Las Vegas Sun

April 20, 2024

5-MINUTE EXPERT:

Las Vegas airport by the numbers

New FAA Facility at McCarran

Sam Morris/Las Vegas News Bureau

McCarran International Airport’s D Gates are seen from the new air traffic control tower Tuesday, Oct. 18, 2016.

McCarran International, the Las Vegas airport, is no run-of-the-mill airport.

With nearly 500 daily commercial flights departing to 150 cities around the globe, McCarran ranks eighth nationwide in passenger volume, according to spokeswoman Christine Crews and Federal Aviation Administration data.

Opened in 1942 as Alamo Field, the airport had 12 daily flights. But it grew to 1 million passengers by 1960 and more than 2 million by the next decade. McCarran added its first international flight in March 1968, bound for Mexico through Phoenix. Now, with nearly 3.8 million monthly passengers flying in and out of its two operating terminals and a third separate concourse, McCarran is reaching more cities than ever.

“Las Vegas has seen tremendous growth in international air traffic in recent years – up nearly 70 percent from 2009 through the end of 2015,” airport spokesman Chris Jones said. “(We) felt it was prudent to add more international-capable gates so we can accommodate future growth.”

Rankings

• 8th: Nationwide in passenger volume (trailing just LAX and SFO in the Western U.S.)

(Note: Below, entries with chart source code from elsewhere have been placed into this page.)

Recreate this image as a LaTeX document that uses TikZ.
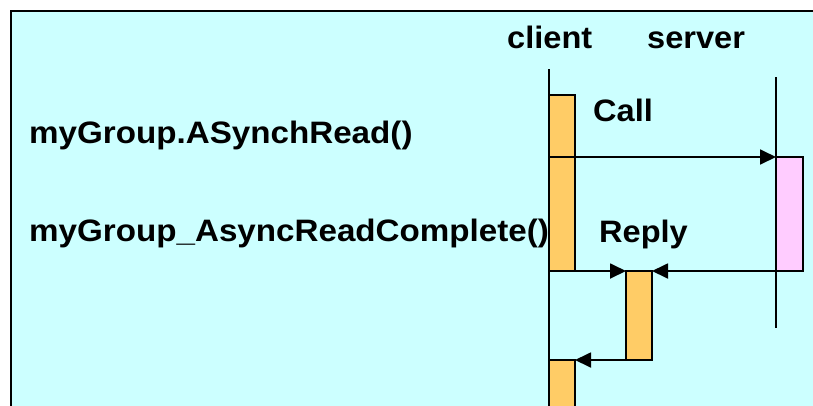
\documentclass[tikz,border=0pt]{standalone}
\usepackage{fontspec}
\setmainfont{Liberation Sans}[FakeStretch=1.05]
\newfontfamily\widefont{Liberation Sans}[FakeStretch=1.07]
\usetikzlibrary{arrows.meta}
\definecolor{bgc}{HTML}{CCFFFF}
\definecolor{actc}{HTML}{FFCC66}
\definecolor{srvc}{HTML}{FFCCFF}
\tikzset{
  lbl/.style={inner sep=0pt, anchor=base west, font=\fontsize{31}{36}\selectfont\bfseries},
  wlbl/.style={inner sep=0pt, anchor=base west, font=\widefont\fontsize{31}{36}\selectfont\bfseries},
  act/.style={draw, line width=1.8pt, fill=actc, minimum width=26pt, inner sep=0pt, outer sep=0pt, anchor=north west},
  srv/.style={draw, line width=1.8pt, fill=srvc, minimum width=27pt, inner sep=0pt, outer sep=0pt, anchor=north west},
  life/.style={line width=1.8pt},
  msg/.style={line width=1.8pt, -{Triangle[length=16pt,width=15pt]}}
}
\begin{document}
\begin{tikzpicture}[x=1pt,y=-1pt]
\useasboundingbox (0,0) rectangle (813,405);
\clip (0,0) rectangle (813,405);
\fill[white] (0,0) rectangle (813,405);
\fill[bgc] (11,11) rectangle (840,440);
\draw[line width=2.5pt] (840,11) -- (11,11) -- (11,440);
% lifelines
\coordinate (cl0) at (549,69);
\coordinate (cl1) at (549,420);
\coordinate (sl0) at (776,77);
\coordinate (sl1) at (776,328);
\draw[life] (cl0) -- (cl1);
\draw[life] (sl0) -- (sl1);
% labels
\node[lbl] (client) at (507,48) {client};
\node[lbl] (server) at (647,48) {server};
\node[wlbl] (read) at (29,143) {myGroup.ASynchRead()};
\node[wlbl] (complete) at (29,241) {myGroup\_AsyncReadComplete()};
\node[lbl] (call) at (593,121) {Call};
\node[lbl] (reply) at (599,242) {Reply};
% activation boxes
\node[act, minimum height=62pt] (c1) at (549,95) {};
\node[act, minimum height=114pt] (c2) at (549,157) {};
\node[srv, minimum height=114pt] (s1) at (776,157) {};
\node[act, minimum height=89pt] (cb) at (626,271) {};
\node[act, minimum height=70pt] (c3) at (549,360) {};
% messages
\draw[msg] (c2.north east) -- (s1.north west);
\draw[msg] (s1.south east) -- (cb.north east);
\draw[msg] (c2.south west) -- (cb.north west);
\draw[msg] (cb.south west) -- (c3.north east);
\end{tikzpicture}
\end{document}
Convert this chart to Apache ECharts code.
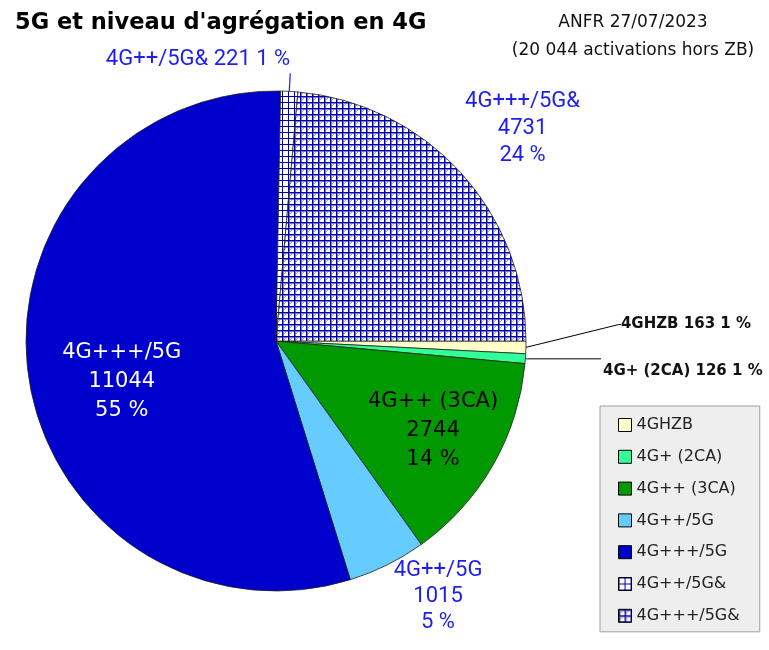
<!DOCTYPE html>
<html>
<head>
<meta charset="utf-8">
<title>5G et niveau d'agrégation en 4G</title>
<script src="https://cdn.jsdelivr.net/npm/echarts@6.0.0/dist/echarts.min.js"></script>
<style>
html, body { margin: 0; padding: 0; background: #ffffff; }
#chart { width: 769px; height: 650px; }
</style>
</head>
<body>
<div id="chart"></div>
<script>
// ---------- data ----------
const categories = ['4GHZB', '4G+ (2CA)', '4G++ (3CA)', '4G++/5G', '4G+++/5G', '4G++/5G&', '4G+++/5G&'];
const activations = [163, 126, 2744, 1015, 11044, 221, 4731];
const titleText = "5G et niveau d'agrégation en 4G";
const sourceLines = ['ANFR 27/07/2023', '(20 044 activations hors ZB)'];

// ---------- helpers ----------
const total = activations.reduce((a, b) => a + b, 0);
const pct = v => Math.round(v / total * 100);

function hatch(step, diagonal, heavy) {
  const c = document.createElement('canvas');
  c.width = step; c.height = step;
  const g = c.getContext('2d');
  g.fillStyle = '#ffffff';
  g.fillRect(0, 0, step, step);
  if (diagonal) {
    g.strokeStyle = '#9a9ae0';
    g.lineWidth = 1;
    g.beginPath(); g.moveTo(0, step); g.lineTo(step, 0); g.stroke();
  }
  if (heavy) {
    g.fillStyle = '#7878cc';
    g.fillRect(0, 1, step, 1);
    g.fillRect(1, 0, 1, step);
  }
  g.fillStyle = '#00009c';
  g.fillRect(0, 0, step, 1);
  g.fillRect(0, 0, 1, step);
  return { image: c, repeat: 'repeat' };
}

const BLUE = '#1e1ef0';
const fills = {
  '4GHZB': '#ffffcc',
  '4G+ (2CA)': '#33ff99',
  '4G++ (3CA)': '#009900',
  '4G++/5G': '#66ccff',
  '4G+++/5G': '#0000cc',
  '4G++/5G&': hatch(6, false, false),
  '4G+++/5G&': hatch(6, true, true)
};

const inline = p => `{k|${p.name} ${p.value} ${pct(p.value)} %}`;
const stacked = p => `{k|${p.name}}\n{k|${p.value}}\n{k|${pct(p.value)} %}`;
const rich = (color, family, size, lh, weight) => ({ k: { align: 'center', color: color, fontFamily: family, fontSize: size, lineHeight: lh, fontWeight: weight || 'normal' } });

const labelStyles = {
  '4GHZB': {
    label: { position: 'outside', formatter: inline, rich: rich('#111111', 'DejaVu Sans', 15, 18, 'bold'), padding: [0, 0, 0, 3], distanceToLabelLine: 5 },
    labelLine: { show: true, length: 4, length2: 2, lineStyle: { color: '#000', width: 1 } }
  },
  '4G+ (2CA)': {
    label: { position: 'outside', formatter: inline, rich: rich('#111111', 'DejaVu Sans', 15, 18, 'bold'), padding: [24, 0, 0, 0], distanceToLabelLine: 2 },
    labelLine: { show: true, length: 2, length2: 73.6, lineStyle: { color: '#000', width: 1 } }
  },
  '4G++ (3CA)': {
    label: { position: 'inside', formatter: stacked, rich: rich('#000000', 'DejaVu Sans', 21, 29), padding: [51, 0, 0, 92] }
  },
  '4G++/5G': {
    label: { position: 'outside', formatter: stacked, rich: rich(BLUE, 'Roboto', 22, 26), padding: [62, 0, 0, 6], distanceToLabelLine: 0 },
    labelLine: { show: false, length: 1, length2: 0 }
  },
  '4G+++/5G': {
    label: { position: 'inside', formatter: stacked, rich: rich('#ffffff', 'DejaVu Sans', 21, 29), padding: [44, 55, 0, 0] }
  },
  '4G++/5G&': {
    label: { position: 'outside', formatter: inline, rich: rich(BLUE, 'Roboto', 22, 26), padding: [0, 0, 27, 0], distanceToLabelLine: 0 },
    labelLine: { show: true, length: 18, length2: 0, lineStyle: { color: BLUE, width: 1.2 } }
  },
  '4G+++/5G&': {
    label: { position: 'outside', formatter: stacked, rich: rich(BLUE, 'Roboto', 22, 27), padding: [0, 0, 85, 4], distanceToLabelLine: 0 },
    labelLine: { show: false, length: 1, length2: 0 }
  }
};

// label nudges relative to the library's own label placement
const labelNudges = {
  '4GHZB': r => ({ x: r.x + 78, y: r.y + r.height / 2 - 23 }),
  '4G++/5G&': () => ({ align: 'right' })
};

const pieData = categories.map((name, i) => Object.assign({
  name: name,
  value: activations[i],
  itemStyle: { color: fills[name] }
}, labelStyles[name]));

const chart = echarts.init(document.getElementById('chart'), null, { renderer: 'canvas' });
chart.setOption({
  animation: false,
  backgroundColor: '#ffffff',
  title: [
    {
      text: titleText, left: 15, top: 12, padding: 0,
      textStyle: { fontFamily: 'DejaVu Sans', fontWeight: 'bold', fontSize: 22.5, color: '#000' }
    },
    {
      text: sourceLines.join('\n'), left: 633, top: 9, padding: 0, textAlign: 'center',
      textStyle: { fontFamily: 'DejaVu Sans', fontWeight: 'normal', fontSize: 17, lineHeight: 28, color: '#111', align: 'center' }
    }
  ],
  legend: {
    orient: 'vertical', left: 600, top: 406,
    padding: [11, 20, 8, 18], itemGap: 15.8,
    itemWidth: 13, itemHeight: 13, icon: 'rect',
    backgroundColor: '#eeeeee', borderColor: '#a0a0a0', borderWidth: 1,
    textStyle: { fontFamily: 'DejaVu Sans', fontSize: 16, color: '#222' },
    itemStyle: { borderColor: '#000', borderWidth: 1 },
    selectedMode: false,
    data: categories
  },
  series: [{
    type: 'pie',
    center: [276, 341],
    radius: 250,
    startAngle: 0,
    clockwise: true,
    avoidLabelOverlap: false,
    silent: true,
    itemStyle: { borderColor: '#222', borderWidth: 0.8 },
    label: { fontFamily: 'Roboto', fontSize: 22, color: BLUE },
    labelLayout: params => {
      const f = labelNudges[categories[params.dataIndex]];
      return f ? f(params.labelRect) : {};
    },
    emphasis: { disabled: true },
    data: pieData
  }]
});
</script>
</body>
</html>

• 26th: Worldwide in passenger volume

Daily stats

• 490: Average daily commercial flights

• 150: Cities serviced across the globe

Yearly stats

• 530,000: Flights in 2015 (up from 500,000 in 2014)

• 45.4 million: Passengers in 2015 (up from 42.9 million in 2014)

• 3.5million: International passengers in 2015 (a record high)

• 55 million: Capacity. If the number of passengers ever exceeds capacity, the county would be forced to further expand McCarran or potentially build another airport.

Infrastructure

• 110: Number of gates

• $30 million: Investment in renovations to Terminal 1’s baggage claim, adding terrazzo flooring, new restrooms, terminal pillars and ticketing counters. The project, now underway, does not have a scheduled finish date.

• $99 million: Cost of a 352-foot air-traffic control tower which opened Aug. 28 and doubled the size of the old 185-foot tower, which had opened in 1983 and became obsolete as airport expansion created blind spots for control-tower operators.

• $65 million: McCarran’s 14,500-foot Runway 7L-25R underwent a two-phase revamp, which saw about 200,000 cubic feet of concrete used to reinforce the runway with 11 extra inches of thickness. The runway is the third-longest in the U.S. and handles a third of annual traffic.

• $51 million: Improvements to the airport’s $2.4 billion Terminal 3, expanding international gates from seven to 14, with a tunnel connecting the D Concourse with Terminal 3 and the airport’s U.S. Customs and Border Protection’s security checkpoint.

Etc.

• 30: Commercial airline companies operate out of McCarran

• 3,200: Approximate number of parking spots

• 9,548: Daily taxi visits (as well as 9,288 ride-hailing pickups)

• 99 percent: Success rate for the radio-frequency system on baggage. — that's right, your bags are microchipped. McCarran is one of fewer than a dozen airports worldwide using radio frequency to track checked baggage. It was implemented in the early 2000s, when wrinkled bar codes on traditional tags resulted in many bags being lost, Crews said. Now, with small copper chips and silver-colored antennas embedded inside McCarran-administered luggage tags, an airport scanner emits radio waves to locate a series of numbers, corresponding with each tag. The success rate is 85-90 percent with typical bag tags.

Recently added direct flights

• 2: Beijing and Oslo. Hainan Airlines, the direct flight from mainland China, flies three times a week to and from McCarran. The first flight took off on Dec. 2.

Added by Norwegian Airlines on Nov. 3, the flight to Oslo will be suspended in March because of the heat in Las Vegas, which makes it difficult for Norwegian planes — which carry more passengers and, as a result, more weight — to take off.